── Data excerpts

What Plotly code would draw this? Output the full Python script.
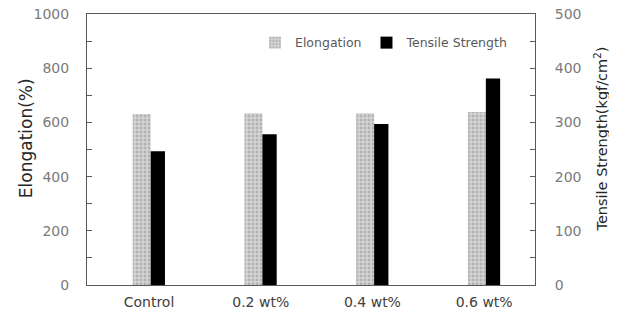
import plotly.graph_objects as go

categories = ["Control", "0.2 wt%", "0.4 wt%", "0.6 wt%"]
elongation = [631, 634, 634, 638]
tensile = [247, 278, 297, 381]

FONT = "DejaVu Sans"
AXC = "#595959"

fig = go.Figure()
fig.add_trace(go.Bar(
    x=categories, y=elongation, name="Elongation", yaxis="y",
    offset=-0.146, width=0.161,
    marker=dict(color="#cfcfcf", line=dict(width=0),
                pattern=dict(shape=".", fgcolor="#8f8f8f", bgcolor="#d4d4d4",
                             size=4, solidity=0.4)),
))
fig.add_trace(go.Bar(
    x=categories, y=tensile, name="Tensile Strength", yaxis="y2",
    offset=0.015, width=0.128,
    marker=dict(color="#000000", line=dict(width=0)),
))

# page body adds an 8px margin, so the figure is sized/offset to compensate
fig.update_layout(
    width=609, height=309,
    margin=dict(l=79, r=82, t=6, b=32, autoexpand=False),
    paper_bgcolor="white", plot_bgcolor="white",
    barmode="overlay",
    font=dict(family=FONT, size=14, color=AXC),
    showlegend=True,
    legend=dict(orientation="h", x=0.375, y=0.893, xanchor="left", yanchor="middle",
                font=dict(family=FONT, size=12.5, color=AXC),
                bgcolor="rgba(0,0,0,0)"),
    xaxis=dict(type="category", range=[-0.555, 3.455], showline=True, linecolor=AXC,
               linewidth=1, mirror=True, ticks="", showgrid=False, automargin=False,
               tickfont=dict(family=FONT, size=14, color="#404040"), ticklabelstandoff=4),
    yaxis=dict(range=[0, 1000], dtick=200, showline=True, linecolor=AXC, linewidth=1,
               ticks="inside", ticklen=5, tickcolor=AXC, showgrid=False, zeroline=False,
               automargin=False, ticklabeloverflow="allow",
               minor=dict(dtick=100, ticks="inside", ticklen=5, tickcolor=AXC, showgrid=False),
               tickfont=dict(family=FONT, size=14, color="#7a7a7a"), ticklabelstandoff=14),
    yaxis2=dict(range=[0, 500], dtick=100, overlaying="y", side="right", showline=True,
                linecolor=AXC, linewidth=1, ticks="inside", ticklen=5, tickcolor=AXC,
                showgrid=False, zeroline=False, automargin=False, ticklabeloverflow="allow",
                minor=dict(dtick=50, ticks="inside", ticklen=5, tickcolor=AXC, showgrid=False),
                tickfont=dict(family=FONT, size=14, color="#7a7a7a"), ticklabelstandoff=16),
    annotations=[
        dict(text="Elongation(%)", xref="paper", yref="paper", x=-0.136, y=0.542,
             textangle=-90, showarrow=False, xanchor="center", yanchor="middle",
             font=dict(family=FONT, size=17, color="#262626")),
        dict(text="Tensile Strength(kgf/cm<sup>2</sup>)", xref="paper", yref="paper",
             x=1.147, y=0.54, textangle=-90, showarrow=False, xanchor="center",
             yanchor="middle", font=dict(family=FONT, size=14.5, color="#262626")),
    ],
)

fig.write_html("out.html")
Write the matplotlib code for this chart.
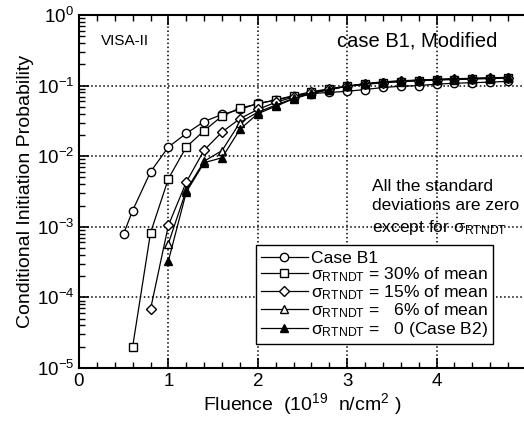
import matplotlib
matplotlib.use('Agg')
import matplotlib.pyplot as plt
from matplotlib.ticker import LogLocator, MultipleLocator, NullFormatter

plt.rcParams['font.family'] = ['Liberation Sans', 'DejaVu Sans']
plt.rcParams['mathtext.fontset'] = 'custom'
plt.rcParams['mathtext.rm'] = 'Liberation Sans'
plt.rcParams['mathtext.it'] = 'Liberation Sans'
plt.rcParams['mathtext.sf'] = 'Liberation Sans'

# fluence (1e19 n/cm2) and conditional initiation probability per case
x_b1 = [0.5, 0.6, 0.8, 1.0, 1.2, 1.4, 1.6, 1.8, 2.0, 2.2, 2.4, 2.6, 2.8, 3.0,
        3.2, 3.4, 3.6, 3.8, 4.0, 4.2, 4.4, 4.6, 4.8]
p_b1 = [8.0e-4, 1.7e-3, 6.0e-3, 1.35e-2, 2.1e-2, 3.1e-2, 3.9e-2, 4.6e-2, 5.6e-2,
        6.2e-2, 7.1e-2, 7.7e-2, 8.0e-2, 8.3e-2, 8.8e-2, 9.4e-2, 9.8e-2, 1.0e-1,
        1.05e-1, 1.08e-1, 1.1e-1, 1.12e-1, 1.15e-1]

x_30 = [0.6, 0.8, 1.0, 1.2, 1.4, 1.6, 1.8, 2.0, 2.2, 2.4, 2.6, 2.8, 3.0,
        3.2, 3.4, 3.6, 3.8, 4.0, 4.2, 4.4, 4.6, 4.8]
p_30 = [2.0e-5, 8.2e-4, 4.8e-3, 1.35e-2, 2.3e-2, 3.7e-2, 4.8e-2, 5.5e-2, 6.3e-2,
        7.2e-2, 8.2e-2, 9.0e-2, 9.8e-2, 1.04e-1, 1.1e-1, 1.14e-1, 1.17e-1,
        1.2e-1, 1.22e-1, 1.24e-1, 1.26e-1, 1.28e-1]

x_15 = [0.8, 1.0, 1.2, 1.4, 1.6, 1.8, 2.0, 2.2, 2.4, 2.6, 2.8, 3.0,
        3.2, 3.4, 3.6, 3.8, 4.0, 4.2, 4.4, 4.6, 4.8]
p_15 = [6.8e-5, 1.05e-3, 4.3e-3, 1.22e-2, 2.2e-2, 3.4e-2, 4.6e-2, 5.8e-2, 6.9e-2,
        8.0e-2, 8.9e-2, 9.8e-2, 1.05e-1, 1.1e-1, 1.15e-1, 1.18e-1, 1.21e-1,
        1.23e-1, 1.25e-1, 1.27e-1, 1.29e-1]

x_6 = [1.0, 1.2, 1.4, 1.6, 1.8, 2.0, 2.2, 2.4, 2.6, 2.8, 3.0,
       3.2, 3.4, 3.6, 3.8, 4.0, 4.2, 4.4, 4.6, 4.8]
p_6 = [5.8e-4, 3.3e-3, 8.5e-3, 1.2e-2, 3.0e-2, 4.2e-2, 5.3e-2, 6.6e-2, 7.8e-2,
       8.8e-2, 9.8e-2, 1.06e-1, 1.12e-1, 1.16e-1, 1.19e-1, 1.22e-1, 1.24e-1,
       1.26e-1, 1.28e-1, 1.3e-1]

x_0 = [1.0, 1.2, 1.4, 1.6, 1.8, 2.0, 2.2, 2.4, 2.6, 2.8, 3.0,
       3.2, 3.4, 3.6, 3.8, 4.0, 4.2, 4.4, 4.6, 4.8]
p_0 = [3.3e-4, 3.1e-3, 8.1e-3, 9.5e-3, 2.4e-2, 4.0e-2, 5.1e-2, 6.5e-2, 7.7e-2,
       8.8e-2, 9.8e-2, 1.07e-1, 1.13e-1, 1.17e-1, 1.2e-1, 1.23e-1, 1.25e-1,
       1.27e-1, 1.29e-1, 1.31e-1]

labels = ['Case B1',
          'σ$_{\\rm RTNDT}$ = 30% of mean',
          'σ$_{\\rm RTNDT}$ = 15% of mean',
          'σ$_{\\rm RTNDT}$ =   6% of mean',
          'σ$_{\\rm RTNDT}$ =   0 (Case B2)']

fig = plt.figure(figsize=(5.24, 4.24), dpi=100)
ax = fig.add_axes([79 / 524, 1 - 368 / 424, 447 / 524, 353 / 424])

kw = dict(color='black', lw=0.9, ms=6, mew=1.0)
ax.plot(x_b1, p_b1, marker='o', mfc='white', label=labels[0], **kw)
ax.plot(x_30, p_30, marker='s', mfc='white', label=labels[1], **kw)
ax.plot(x_15, p_15, marker='D', mfc='white', label=labels[2], ms=5, color='black', lw=0.9, mew=1.0)
ax.plot(x_6, p_6, marker='^', mfc='white', label=labels[3], **kw)
ax.plot(x_0, p_0, marker='^', mfc='black', label=labels[4], **kw)

ax.set_yscale('log')
ax.set_xlim(0, 5)
ax.set_ylim(1e-5, 1)
ax.set_xticks([0, 1, 2, 3, 4])
ax.xaxis.set_minor_locator(MultipleLocator(0.2))
ax.yaxis.set_major_locator(LogLocator(base=10, numticks=10))
ax.yaxis.set_minor_locator(LogLocator(base=10, subs=range(2, 10), numticks=10))
ax.yaxis.set_minor_formatter(NullFormatter())

ax.tick_params(which='both', direction='in', top=True, right=False, labelsize=13.5)
ax.tick_params(which='major', length=7, width=1.2)
ax.tick_params(which='minor', length=4, width=1.0)
ax.grid(True, which='major', color='black', linestyle=':', linewidth=1.1)
ax.spines['right'].set_visible(False)
for s in ['left', 'top', 'bottom']:
    ax.spines[s].set_linewidth(1.5)

ax.set_xlabel(r'Fluence  (10$^{19}$  n/cm$^{2}$ )', fontsize=14, labelpad=1)
ax.set_ylabel('Conditional Initiation Probability', fontsize=14, labelpad=2)

ax.text(0.05, 0.925, 'VISA-II', transform=ax.transAxes, fontsize=11, va='center')
ax.text(0.937, 0.925, 'case B1, Modified', transform=ax.transAxes, fontsize=14.5,
        va='center', ha='right')
ax.text(0.655, 0.535, 'All the standard\ndeviations are zero\nexcept for σ$_{\\rm RTNDT}$',
        transform=ax.transAxes, fontsize=12.5, va='top', linespacing=1.35)

leg = ax.legend(loc='lower left', bbox_to_anchor=(0.395, 0.068), fontsize=12.6,
                frameon=True, fancybox=False, edgecolor='black', framealpha=1,
                handlelength=2.7, handletextpad=0.15, labelspacing=-0.03,
                borderpad=0.3, borderaxespad=0)
leg.get_frame().set_linewidth(1.0)

fig.savefig('out.png', dpi=100)
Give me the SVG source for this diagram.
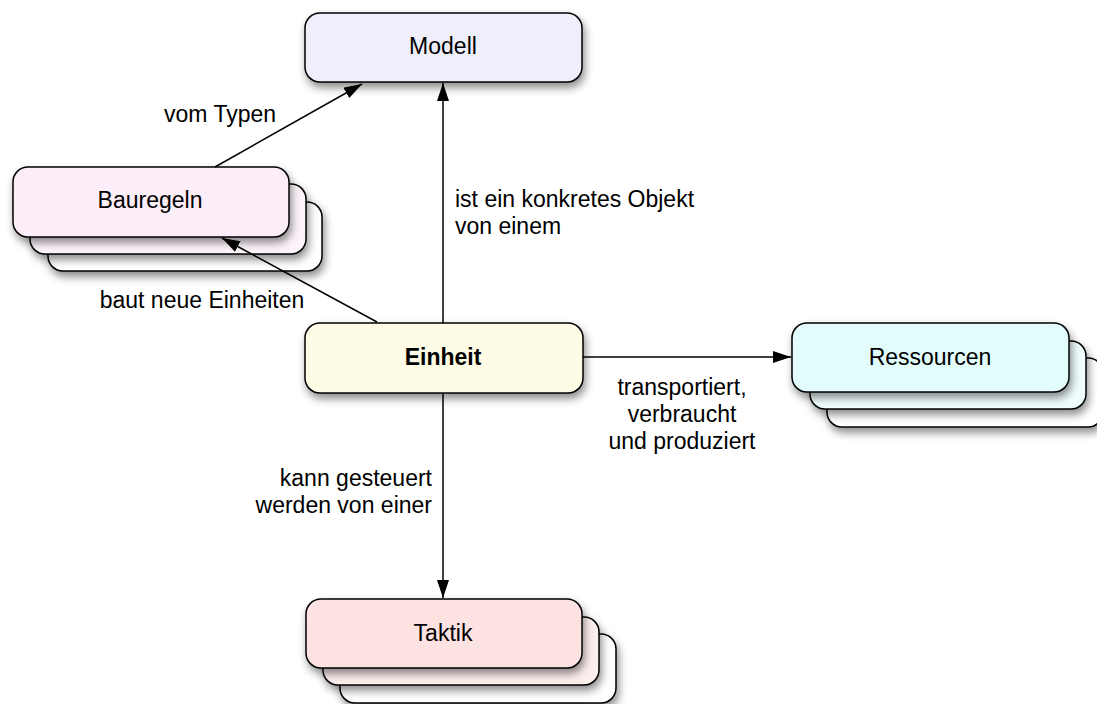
<svg xmlns="http://www.w3.org/2000/svg" width="1097" height="704" viewBox="0 0 1097 704">
<defs>
<filter id="sh" x="-10%" y="-20%" width="125%" height="160%">
<feDropShadow dx="2" dy="5" stdDeviation="4" flood-color="#000" flood-opacity="0.45"/>
</filter>
<marker id="arb" viewBox="0 0 18 12" refX="18" refY="6" markerWidth="18" markerHeight="12" markerUnits="userSpaceOnUse" orient="auto">
<path d="M0,0 L18,6 L0,12 z" fill="#000"/>
</marker>
</defs>
<style>
.box{stroke:#000;stroke-width:1.5;filter:url(#sh)}
.lbl{font-family:"Liberation Sans",Arial,sans-serif;font-size:23px;fill:#000}
.ctr{text-anchor:middle}
.end{text-anchor:end}
.con{stroke:#000;stroke-width:1.5;fill:none;marker-end:url(#arb)}
</style>
<rect width="1097" height="704" fill="#fff"/>
<g id="modell">
<rect class="box" x="305" y="13" width="277" height="69" rx="15" fill="#EFEFFC"/>
<text class="lbl ctr" x="443" y="54">Modell</text>
</g>
<g id="bauregeln">
<rect class="box" x="48" y="202" width="274" height="69" rx="15" fill="#fff"/>
<rect class="box" x="30" y="184" width="276" height="70" rx="15" fill="#FDF4FB"/>
<rect class="box" x="13" y="167" width="276" height="70" rx="15" fill="#FCEEF8"/>
<text class="lbl ctr" x="150" y="208">Bauregeln</text>
</g>
<g id="einheit">
<rect class="box" x="305" y="323" width="278" height="70" rx="15" fill="#FEFCE4" stroke-width="3"/>
<text class="lbl ctr" x="443" y="365" font-weight="bold">Einheit</text>
</g>
<g id="ressourcen">
<rect class="box" x="827" y="358" width="276" height="69" rx="15" fill="#fff"/>
<rect class="box" x="810" y="341" width="276" height="68" rx="15" fill="#EFFDFD"/>
<rect class="box" x="792" y="323" width="277" height="69" rx="15" fill="#E2FCFC"/>
<text class="lbl ctr" x="930" y="365">Ressourcen</text>
</g>
<g id="taktik">
<rect class="box" x="340" y="634" width="276" height="69" rx="15" fill="#fff"/>
<rect class="box" x="323" y="617" width="276" height="68" rx="15" fill="#FDEEEE"/>
<rect class="box" x="306" y="599" width="276" height="69" rx="15" fill="#FDE2E2"/>
<text class="lbl ctr" x="443" y="641">Taktik</text>
</g>
<g id="connectors">
<line class="con" x1="443" y1="323" x2="443" y2="83"/>
<line class="con" x1="215" y1="167" x2="362" y2="84"/>
<line class="con" x1="377" y1="322" x2="222" y2="238"/>
<line class="con" x1="583" y1="357" x2="791" y2="357"/>
<line class="con" x1="443" y1="394" x2="443" y2="598"/>
<text class="lbl ctr" x="220" y="122">vom Typen</text>
<text class="lbl" x="455" y="207">ist ein konkretes Objekt</text>
<text class="lbl" x="455" y="234">von einem</text>
<text class="lbl ctr" x="202" y="308">baut neue Einheiten</text>
<text class="lbl ctr" x="682" y="395">transportiert,</text>
<text class="lbl ctr" x="682" y="422">verbraucht</text>
<text class="lbl ctr" x="682" y="449">und produziert</text>
<text class="lbl end" x="432" y="486">kann gesteuert</text>
<text class="lbl end" x="432" y="513">werden von einer</text>
</g>
</svg>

────

> [The request]
Take the lines above starting at the one containing "Write the matplotlib code for this chart." and ending at the one containing "plt.rcParams['mathtext.sf'] = 'Liberation", and print them again exactly, without pictures.

> [Task response]
Write the matplotlib code for this chart.
import matplotlib
matplotlib.use('Agg')
import matplotlib.pyplot as plt
from matplotlib.ticker import LogLocator, MultipleLocator, NullFormatter

plt.rcParams['font.family'] = ['Liberation Sans', 'DejaVu Sans']
plt.rcParams['mathtext.fontset'] = 'custom'
plt.rcParams['mathtext.rm'] = 'Liberation Sans'
plt.rcParams['mathtext.it'] = 'Liberation Sans'
plt.rcParams['mathtext.sf'] = 'Liberation Sans'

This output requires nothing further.